Directions: Leave the pictures out, and retype all of the material exactly as written.

-----

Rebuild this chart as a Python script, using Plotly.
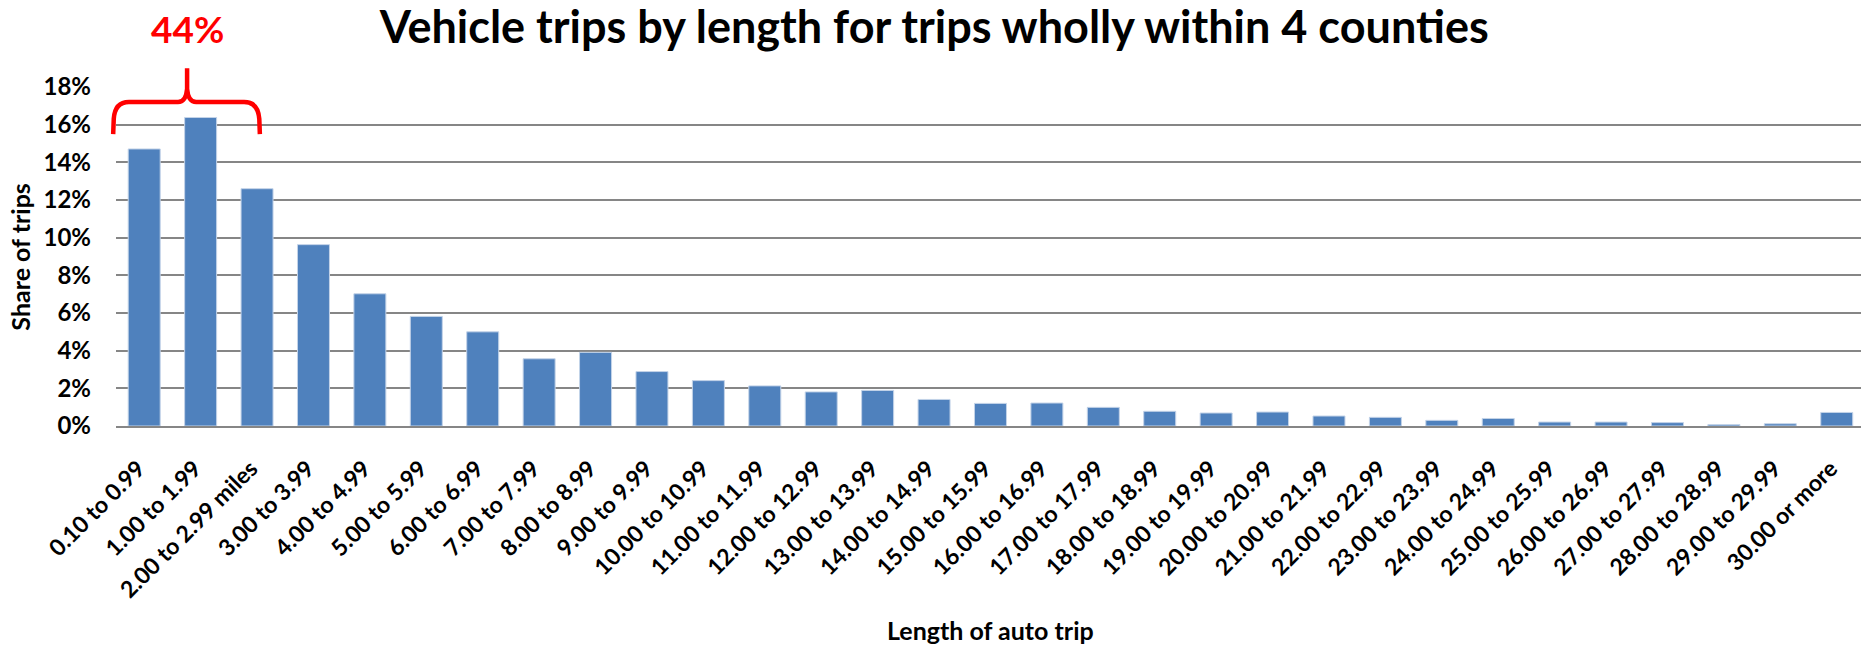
import plotly.graph_objects as go

categories = [
    "0.10 to 0.99", "1.00 to 1.99", "2.00 to 2.99 miles", "3.00 to 3.99", "4.00 to 4.99",
    "5.00 to 5.99", "6.00 to 6.99", "7.00 to 7.99", "8.00 to 8.99", "9.00 to 9.99",
    "10.00 to 10.99", "11.00 to 11.99", "12.00 to 12.99", "13.00 to 13.99", "14.00 to 14.99",
    "15.00 to 15.99", "16.00 to 16.99", "17.00 to 17.99", "18.00 to 18.99", "19.00 to 19.99",
    "20.00 to 20.99", "21.00 to 21.99", "22.00 to 22.99", "23.00 to 23.99", "24.00 to 24.99",
    "25.00 to 25.99", "26.00 to 26.99", "27.00 to 27.99", "28.00 to 28.99", "29.00 to 29.99",
    "30.00 or more",
]
share_pct = [
    14.71, 16.38, 12.60, 9.63, 7.02,
    5.82, 5.00, 3.57, 3.91, 2.89,
    2.41, 2.13, 1.81, 1.89, 1.41,
    1.20, 1.22, 0.99, 0.78, 0.69,
    0.74, 0.53, 0.46, 0.30, 0.40,
    0.21, 0.21, 0.18, 0.08, 0.12,
    0.72,
]
y_ticks = [0, 2, 4, 6, 8, 10, 12, 14, 16, 18]
bracket_count = 3  # first three categories grouped by the brace

FONT = "Lato"
GRID = "#868686"

x_lo, x_hi = -0.5, 30.43
y_lo, y_hi = 0, 18

fig = go.Figure()
fig.add_trace(go.Bar(
    x=categories, y=share_pct,
    marker=dict(color="#4F81BD", line=dict(color="#c3d3e8", width=1)),
    hoverinfo="x+y",
))

# brace geometry in (category index, percent) units
xl, xr, xt = -0.55, bracket_count - 1 + 0.05, 0.76
yb, yh, yt = 15.5, 17.2, 19.0

def dx(v):
    return (v - x_lo) / (x_hi - x_lo)

def dy(v):
    return (v - y_lo) / (y_hi - y_lo)

def pt(x, y):
    return f"{dx(x):.5f},{dy(y):.5f}"

path = (
    f"M {pt(xl, yb)} L {pt(xl + 0.01, yh - 0.9)} Q {pt(xl + 0.03, yh)} {pt(xl + 0.28, yh)} "
    f"L {pt(xt - 0.16, yh)} Q {pt(xt - 0.02, yh)} {pt(xt, yh + 0.7)} L {pt(xt, yt)} "
    f"M {pt(xt, yh + 0.7)} Q {pt(xt + 0.02, yh)} {pt(xt + 0.16, yh)} "
    f"L {pt(xr - 0.28, yh)} Q {pt(xr - 0.03, yh)} {pt(xr - 0.01, yh - 0.9)} L {pt(xr, yb)}"
)
fig.add_shape(type="path", path=path, xref="x domain", yref="y domain",
              line=dict(color="#FF0000", width=4.5), layer="above")

total = round(sum(share_pct[:bracket_count]))
fig.add_annotation(x=xt, y=dy(21.1), xref="x", yref="y domain",
                   text=f"<b>{total}%</b>", showarrow=False,
                   font=dict(family=FONT, size=37, color="#FF0000"),
                   xanchor="center", yanchor="middle")

fig.add_annotation(x=0.501, y=-0.601, xref="paper", yref="paper",
                   text="<b>Length of auto trip</b>", showarrow=False,
                   font=dict(family=FONT, size=25, color="#000000"),
                   xanchor="center", yanchor="middle")

fig.add_annotation(x=-0.0555, y=0.5, xref="paper", yref="paper",
                   text="<b>Share of trips</b>", showarrow=False, textangle=-90,
                   font=dict(family=FONT, size=25, color="#000000"),
                   xanchor="center", yanchor="middle")

fig.update_layout(
    width=1861, height=645,
    margin=dict(l=116, r=0, t=87, b=219),
    paper_bgcolor="white", plot_bgcolor="white",
    bargap=0.433, showlegend=False,
    font=dict(family=FONT, color="#000000"),
    title=dict(text="<b>Vehicle trips by length for trips wholly within 4 counties</b>",
               x=0.502, xref="container", xanchor="center",
               y=1 - 27 / 645, yref="container", yanchor="middle",
               font=dict(family=FONT, size=45, color="#000000")),
)
fig.update_xaxes(
    type="category", range=[x_lo, x_hi],
    tickangle=-45, ticks="", ticklabelstandoff=18, ticklabelshift=-6,
    tickfont=dict(family=FONT, size=23, color="#000000", weight="bold"),
    showline=True, linecolor=GRID, linewidth=2, showgrid=False,
)
fig.update_yaxes(
    range=[y_lo, y_hi], tickvals=y_ticks, ticktext=[f"{v}%" for v in y_ticks],
    ticks="", ticklabelstandoff=24,
    tickfont=dict(family=FONT, size=24, color="#000000", weight="bold"),
    showgrid=True, gridcolor=GRID, gridwidth=2, zeroline=False, showline=False,
)

fig.write_html("out.html", config={"displayModeBar": False},
               post_script="document.body.style.margin='0';document.body.style.overflow='hidden';")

-----

Reply to the exercise:
Rebuild this chart as a Python script, using Plotly.
import plotly.graph_objects as go

categories = [
    "0.10 to 0.99", "1.00 to 1.99", "2.00 to 2.99 miles", "3.00 to 3.99", "4.00 to 4.99",
    "5.00 to 5.99", "6.00 to 6.99", "7.00 to 7.99", "8.00 to 8.99", "9.00 to 9.99",
    "10.00 to 10.99", "11.00 to 11.99", "12.00 to 12.99", "13.00 to 13.99", "14.00 to 14.99",
    "15.00 to 15.99", "16.00 to 16.99", "17.00 to 17.99", "18.00 to 18.99", "19.00 to 19.99",
    "20.00 to 20.99", "21.00 to 21.99", "22.00 to 22.99", "23.00 to 23.99", "24.00 to 24.99",
    "25.00 to 25.99", "26.00 to 26.99", "27.00 to 27.99", "28.00 to 28.99", "29.00 to 29.99",
    "30.00 or more",
]
share_pct = [
    14.71, 16.38, 12.60, 9.63, 7.02,
    5.82, 5.00, 3.57, 3.91, 2.89,
    2.41, 2.13, 1.81, 1.89, 1.41,
    1.20, 1.22, 0.99, 0.78, 0.69,
    0.74, 0.53, 0.46, 0.30, 0.40,
    0.21, 0.21, 0.18, 0.08, 0.12,
    0.72,
]
y_ticks = [0, 2, 4, 6, 8, 10, 12, 14, 16, 18]
bracket_count = 3  # first three categories grouped by the brace

FONT = "Lato"
GRID = "#868686"

x_lo, x_hi = -0.5, 30.43
y_lo, y_hi = 0, 18

fig = go.Figure()
fig.add_trace(go.Bar(
    x=categories, y=share_pct,
    marker=dict(color="#4F81BD", line=dict(color="#c3d3e8", width=1)),
    hoverinfo="x+y",
))

# brace geometry in (category index, percent) units
xl, xr, xt = -0.55, bracket_count - 1 + 0.05, 0.76
yb, yh, yt = 15.5, 17.2, 19.0

def dx(v):
    return (v - x_lo) / (x_hi - x_lo)

def dy(v):
    return (v - y_lo) / (y_hi - y_lo)

def pt(x, y):
    return f"{dx(x):.5f},{dy(y):.5f}"

path = (
    f"M {pt(xl, yb)} L {pt(xl + 0.01, yh - 0.9)} Q {pt(xl + 0.03, yh)} {pt(xl + 0.28, yh)} "
    f"L {pt(xt - 0.16, yh)} Q {pt(xt - 0.02, yh)} {pt(xt, yh + 0.7)} L {pt(xt, yt)} "
    f"M {pt(xt, yh + 0.7)} Q {pt(xt + 0.02, yh)} {pt(xt + 0.16, yh)} "
    f"L {pt(xr - 0.28, yh)} Q {pt(xr - 0.03, yh)} {pt(xr - 0.01, yh - 0.9)} L {pt(xr, yb)}"
)
fig.add_shape(type="path", path=path, xref="x domain", yref="y domain",
              line=dict(color="#FF0000", width=4.5), layer="above")

total = round(sum(share_pct[:bracket_count]))
fig.add_annotation(x=xt, y=dy(21.1), xref="x", yref="y domain",
                   text=f"<b>{total}%</b>", showarrow=False,
                   font=dict(family=FONT, size=37, color="#FF0000"),
                   xanchor="center", yanchor="middle")

fig.add_annotation(x=0.501, y=-0.601, xref="paper", yref="paper",
                   text="<b>Length of auto trip</b>", showarrow=False,
                   font=dict(family=FONT, size=25, color="#000000"),
                   xanchor="center", yanchor="middle")

fig.add_annotation(x=-0.0555, y=0.5, xref="paper", yref="paper",
                   text="<b>Share of trips</b>", showarrow=False, textangle=-90,
                   font=dict(family=FONT, size=25, color="#000000"),
                   xanchor="center", yanchor="middle")

fig.update_layout(
    width=1861, height=645,
    margin=dict(l=116, r=0, t=87, b=219),
    paper_bgcolor="white", plot_bgcolor="white",
    bargap=0.433, showlegend=False,
    font=dict(family=FONT, color="#000000"),
    title=dict(text="<b>Vehicle trips by length for trips wholly within 4 counties</b>",
               x=0.502, xref="container", xanchor="center",
               y=1 - 27 / 645, yref="container", yanchor="middle",
               font=dict(family=FONT, size=45, color="#000000")),
)
fig.update_xaxes(
    type="category", range=[x_lo, x_hi],
    tickangle=-45, ticks="", ticklabelstandoff=18, ticklabelshift=-6,
    tickfont=dict(family=FONT, size=23, color="#000000", weight="bold"),
    showline=True, linecolor=GRID, linewidth=2, showgrid=False,
)
fig.update_yaxes(
    range=[y_lo, y_hi], tickvals=y_ticks, ticktext=[f"{v}%" for v in y_ticks],
    ticks="", ticklabelstandoff=24,
    tickfont=dict(family=FONT, size=24, color="#000000", weight="bold"),
    showgrid=True, gridcolor=GRID, gridwidth=2, zeroline=False, showline=False,
)

fig.write_html("out.html", config={"displayModeBar": False},
               post_script="document.body.style.margin='0';document.body.style.overflow='hidden';")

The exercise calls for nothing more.